In our last seminar, Lisa Fridkin and Jane Hurry presented their work investigating situational interest in children, asking whether improving intrinsic motivation through simple manipulations such as the arrival of a novel person in the classroom or being offered (apparent) choice in a reading book, could improve reading comprehension. Below, Lisa talks a bit more about the research:
Situational interest (SI) is described as the first stage of interest development (see Hidi & Renninger, 2006; 2011) and is potentially of high value to practitioners because it is an intrinsic motivator that can be externally manipulated. It is theorised to raise attention, effort and enjoyment in a task or activity and act as a forerunner to personal interest.
A series of three experimental studies were conducted to investigate the effects of three potential triggers of SI on reading comprehension performance and reported task enjoyment with children aged 8-9 years old. Interaction effects for gender and reading ability were also investigated. Approx. 100 children participated in each study which used a repeated measures, cross-over design, and the same central materials (two short stories, comprehension questions, enjoyment questionnaire).
Study 1 investigated choice, offering children a perceived but meaningful choice in storybook (control condition: allocated story); Study 2 investigated novelty where a story prologue was read aloud by a visitor (control condition: task administered by class teacher, without the prologue read aloud; Study 3 also investigated novelty, through non-textual features – scratch and sniff stickers interspersed in the text, (control condition: no stickers).
All three studies found significant effects on reading comprehension performance (medium to large effect sizes) and on reported task enjoyment (small effect sizes), suggesting that for this age group, these triggers are effective in changing the way the children interact with a reading comprehension task. Effects by gender were found for Study 3 only, where girls achieved higher scores on the reading comprehension task compared to boys.
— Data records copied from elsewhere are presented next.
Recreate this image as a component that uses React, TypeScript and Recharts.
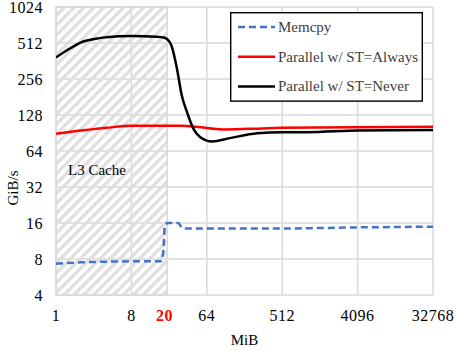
import React from 'react';
import {
  LineChart,
  Line,
  XAxis,
  YAxis,
  CartesianGrid,
  ReferenceArea,
  Legend,
} from 'recharts';

// buffer size (MiB) and bandwidth (GiB/s)
const memcpyMiB = [1, 2, 4, 8, 16, 18.4, 19.3, 20.2, 21.9, 28.9, 33.2, 64, 512, 4096, 32768];
const memcpyGiBs = [7.3, 7.5, 7.6, 7.65, 7.65, 7.7, 9.5, 15.4, 16.0, 16.0, 14.4, 14.4, 14.4, 14.7, 14.9];

const alwaysMiB = [1, 2, 3, 4, 8, 16, 32, 48, 100, 200, 512, 4096, 32768];
const alwaysGiBs = [89, 95, 98, 100, 104, 104, 104, 102, 97, 98, 100, 101, 102];

const neverMiB = [1, 1.5, 2, 3, 4, 8, 16, 20, 21.5, 24, 28, 32, 37, 44, 53, 74, 121, 256, 512, 1024, 4096, 32768];
const neverGiBs = [388, 465, 519, 555, 571, 585, 578, 567, 550, 492, 317, 188, 136, 99, 84, 77, 82, 90, 92, 92, 95, 96];

const xTicks = [1, 8, 20, 64, 512, 4096, 32768];
const xGrid = [1, 8, 64, 512, 4096, 32768];
const yTicks = [4, 8, 16, 32, 64, 128, 256, 512, 1024];
const l3CacheMiB = 21.5;

const toRows = (xs: number[], ys: number[]) => xs.map((x, i) => ({ x, y: ys[i] }));

const FONT = '"Liberation Serif", "Times New Roman", serif';
const GRID = '#d9d9d9';

const XTick = (props: any) => {
  const { x, y, payload } = props;
  const special = payload.value === 20;
  return (
    <text
      x={x}
      y={y}
      dy="0.71em"
      textAnchor="middle"
      fontFamily={FONT}
      fontSize={16}
      letterSpacing={0.5}
      fontWeight={special ? 'bold' : 'normal'}
      fill={special ? '#ff0000' : '#000'}
    >
      {payload.value}
    </text>
  );
};

const LegendBox = (props: any) => {
  const items = props.payload || [];
  return (
    <svg width={193} height={90} style={{ display: 'block' }}>
      <rect x={0.7} y={0.7} width={191.6} height={88.4} fill="#fff" stroke="#000" strokeWidth={1.4} />
      {items.map((it: any, i: number) => {
        const cy = 15 + i * 29.7;
        return (
          <g key={it.value}>
            <line
              x1={8}
              x2={45}
              y1={cy}
              y2={cy}
              stroke={it.color}
              strokeWidth={2.5}
              strokeDasharray={it.payload?.strokeDasharray}
            />
            <text x={48} y={cy + 5} fontFamily={FONT} fontSize={15} fill="#404040">
              {it.value}
            </text>
          </g>
        );
      })}
    </svg>
  );
};

export default function App() {
  return (
    <div style={{ position: 'absolute', left: 0, top: 0, background: '#fff' }}>
      <LineChart width={456} height={351} margin={{ top: 7, right: 23, bottom: 0, left: 0 }}>
        <defs>
          <pattern id="hatch" width={7} height={7} patternUnits="userSpaceOnUse" patternTransform="rotate(45)">
            <rect x={0} y={0} width={3.4} height={7} fill="#dfdfdf" />
          </pattern>
        </defs>
        <CartesianGrid stroke={GRID} strokeWidth={1.5} verticalValues={xGrid} horizontalValues={yTicks} />
        <ReferenceArea
          x1={1}
          x2={l3CacheMiB}
          y1={4}
          y2={1024}
          fill="url(#hatch)"
          fillOpacity={1}
          stroke={GRID}
          strokeWidth={1.5}
          label={(p: any) => (
            <text x={p.viewBox.x + 12} y={p.viewBox.y + 168} fontFamily={FONT} fontSize={15} fill="#000">
              L3 Cache
            </text>
          )}
        />
        <XAxis
          type="number"
          dataKey="x"
          scale="log"
          domain={[1, 32768]}
          ticks={xTicks}
          interval={0}
          height={56}
          axisLine={false}
          tickLine={false}
          tickSize={0}
          tickMargin={15}
          tick={<XTick />}
          allowDataOverflow
          label={(p: any) => (
            <text
              x={p.viewBox.x + p.viewBox.width / 2}
              y={p.viewBox.y + 50}
              textAnchor="middle"
              fontFamily={FONT}
              fontSize={15}
              fill="#000"
            >
              MiB
            </text>
          )}
        />
        <YAxis
          type="number"
          dataKey="y"
          scale="log"
          domain={[4, 1024]}
          ticks={yTicks}
          interval={0}
          width={56}
          axisLine={false}
          tickLine={false}
          tickSize={0}
          tickMargin={13}
          allowDataOverflow
          tick={{ fontFamily: FONT, fontSize: 16, fill: '#000', letterSpacing: 0.5 }}
          label={() => (
            <text
              x={13}
              y={188}
              textAnchor="middle"
              transform="rotate(-90, 13, 188)"
              dy="0.35em"
              fontFamily={FONT}
              fontSize={15}
              fill="#000"
            >
              GiB/s
            </text>
          )}
        />
        <Legend
          layout="vertical"
          verticalAlign="middle"
          align="center"
          content={<LegendBox />}
          wrapperStyle={{ left: 230, top: 12, width: 193, height: 90 }}
        />
        <Line
          name="Memcpy"
          data={toRows(memcpyMiB, memcpyGiBs)}
          dataKey="y"
          type="monotone"
          stroke="#4472c4"
          strokeWidth={2.5}
          strokeDasharray="7 4"
          dot={false}
          isAnimationActive={false}
        />
        <Line
          name="Parallel w/ ST=Always"
          data={toRows(alwaysMiB, alwaysGiBs)}
          dataKey="y"
          type="monotone"
          stroke="#ff0000"
          strokeWidth={2.5}
          dot={false}
          isAnimationActive={false}
        />
        <Line
          name="Parallel w/ ST=Never"
          data={toRows(neverMiB, neverGiBs)}
          dataKey="y"
          type="monotone"
          stroke="#000"
          strokeWidth={2.5}
          dot={false}
          isAnimationActive={false}
        />
      </LineChart>
    </div>
  );
}
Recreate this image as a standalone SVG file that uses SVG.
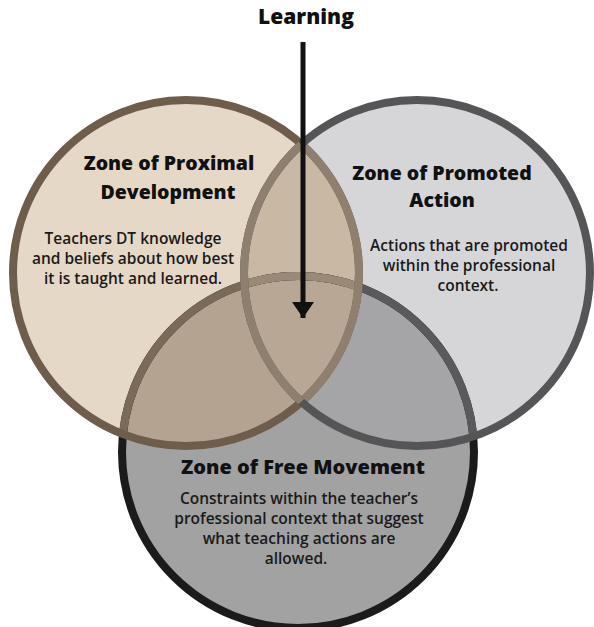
<svg xmlns="http://www.w3.org/2000/svg" width="594" height="627" viewBox="0 0 594 627">
<style>
.title{font-family:"Open Sans","Liberation Sans",sans-serif;font-weight:800;font-size:19.5px;fill:#111;text-anchor:middle}
.body{font-family:"Open Sans","Liberation Sans",sans-serif;font-weight:600;font-size:15.5px;fill:#1a1a1a;text-anchor:middle}
.stk{fill:none;stroke-width:8}
</style>
<defs>
<clipPath id="cL"><circle cx="186" cy="273" r="173"/></clipPath>
<clipPath id="cR"><circle cx="417" cy="273" r="173"/></clipPath>
<clipPath id="cB"><circle cx="298" cy="452" r="176"/></clipPath>
<marker id="ah" viewBox="0 0 16 22" refX="16" refY="11" markerWidth="16" markerHeight="22" markerUnits="userSpaceOnUse" orient="auto">
<path d="M0,0 L16,11 L0,22 Z" fill="#111"/>
</marker>
</defs>
<rect width="594" height="627" fill="#fff"/>
<g id="fills">
<circle cx="298" cy="452" r="176" fill="#a2a2a2"/>
<circle cx="186" cy="273" r="173" fill="#e6d8c6"/>
<circle cx="417" cy="273" r="173" fill="#d6d6d8"/>
<circle cx="417" cy="273" r="173" fill="#c9b8a4" clip-path="url(#cL)"/>
<circle cx="298" cy="452" r="176" fill="#b4a391" clip-path="url(#cL)"/>
<circle cx="298" cy="452" r="176" fill="#a5a5a7" clip-path="url(#cR)"/>
<g clip-path="url(#cL)"><circle cx="298" cy="452" r="176" fill="#b8a795" clip-path="url(#cR)"/></g>
</g>
<g id="zone-free-movement">
<circle class="stk" cx="298" cy="452" r="176" stroke="#1b1b1b"/>
<circle class="stk" cx="298" cy="452" r="176" stroke="#7b6a57" clip-path="url(#cL)"/>
<circle class="stk" cx="298" cy="452" r="176" stroke="#5a5a5c" clip-path="url(#cR)"/>
<g clip-path="url(#cL)"><circle class="stk" cx="298" cy="452" r="176" stroke="#9a8976" clip-path="url(#cR)"/></g>
<text class="title" x="303" y="474" style="font-size:20px">Zone of Free Movement</text>
<text class="body" x="299" y="504">Constraints within the teacher’s</text>
<text class="body" x="299" y="524">professional context that suggest</text>
<text class="body" x="299" y="544">what teaching actions are</text>
<text class="body" x="296" y="564">allowed.</text>
</g>
<g id="zone-proximal-development">
<circle class="stk" cx="186" cy="273" r="173" stroke="#6e5d4b"/>
<circle class="stk" cx="186" cy="273" r="173" stroke="#8f7f6e" clip-path="url(#cR)"/>
<text class="title" x="169" y="170">Zone of Proximal</text>
<text class="title" x="168" y="199">Development</text>
<text class="body" x="133" y="244">Teachers DT knowledge</text>
<text class="body" x="133" y="264">and beliefs about how best</text>
<text class="body" x="133" y="284">it is taught and learned.</text>
</g>
<g id="zone-promoted-action">
<circle class="stk" cx="417" cy="273" r="173" stroke="#555557"/>
<circle class="stk" cx="417" cy="273" r="173" stroke="#8f7f6f" clip-path="url(#cL)"/>
<text class="title" x="442" y="180">Zone of Promoted</text>
<text class="title" x="442" y="207">Action</text>
<text class="body" x="469" y="251">Actions that are promoted</text>
<text class="body" x="469" y="271">within the professional</text>
<text class="body" x="468" y="291">context.</text>
</g>
<g id="learning">
<text class="title" x="306" y="24" style="font-size:21px">Learning</text>
</g>
<g id="connectors">
<line x1="303" y1="42" x2="303" y2="318" stroke="#111" stroke-width="5" marker-end="url(#ah)"/>
</g>
</svg>
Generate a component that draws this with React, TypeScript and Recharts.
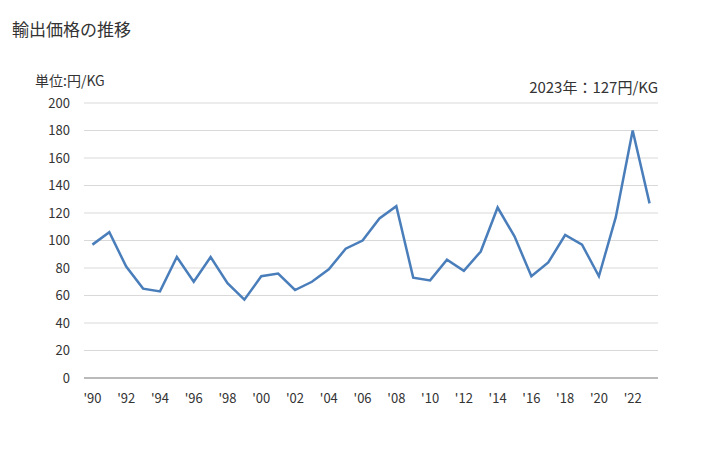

No effects were found by reading ability.
These results suggest that quite slight manipulations of a task can have a relatively large and immediate impact on comprehension task performance and enjoyment and suggest that SI may signal an effective way to introduce intrinsic motivation in the classroom. There is emerging evidence linking motivation to reward circuitry, indicating that our understanding of these processes could be supported with further research.